If you’re thinking about setting up your own online marketplace, there are probably many questions you’re asking yourself in relation to your legal obligations. In this blog we’re looking into some of the obligations you may have to consider and the legal documents you may want to have before you open your online marketplace.
The different contractual relationships
You will need to consider:
- what your role is going to be
- how users are going to transact on your platform
- how you charge both sellers and buyers
Your role and responsibility will largely depend on your business model and the concept behind the marketplace itself. While most creators of online marketplaces provide no more than an introductory services to the parties interacting in the marketplace, whatever business model you choose, an online marketplace creates a range of different contractual relationships.
If you are an intermediary it will be important to state that you do not form a party to agreements that are entered into between sellers and buyers.
Once you’ve decided on your business model, you will need terms and conditions for the providers of the products or services. These should cover the fee you’re taking and the way they work with your marketplace. They may also be affected by the legal status of the goods or service provider – a business or an individual.
Secondly, you would need terms and conditions for the customers of the marketplace which should clearly address the payment you are processing and their rights.
To avoid negotiating contracts every time, you can have two standard sets of terms and conditions – one for customers and one for goods/service providers.
This is needed because consumers have far greater protections than businesses do, for example, with regards to cancellation rights and refund rights. You cannot contract out of these consumer rights and as such it is important you have the right terms and conditions in place.
However business to business (B2B) transactions are typically exempt from consumer rights legislation and therefore businesses are normally allowed to contract on whatever terms they want (ie you don’t normally need to give cancellation rights or refund rights for businesses).
Users of your marketplace will provide you with their personal data such as name, address, email address, phone number, and even debit/credit card details.
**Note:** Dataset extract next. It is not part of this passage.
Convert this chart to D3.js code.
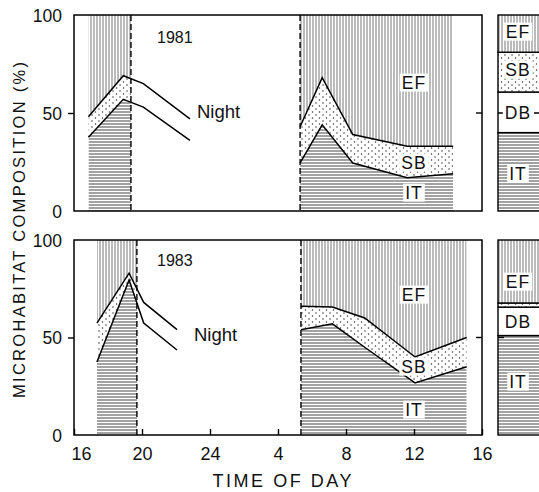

You will need to demonstrate your compliance with data protection regulations such as the GDPR and assure them that you will only use data for the purposes that they have provided them for.
Intellectual Property Protection
Considering how popular online marketplaces are becoming, you may want to protect your logo by registering a trade mark. Your website will be your most important asset, so registering your domain will be essential.
Every marketplace is unique and operates in a different way.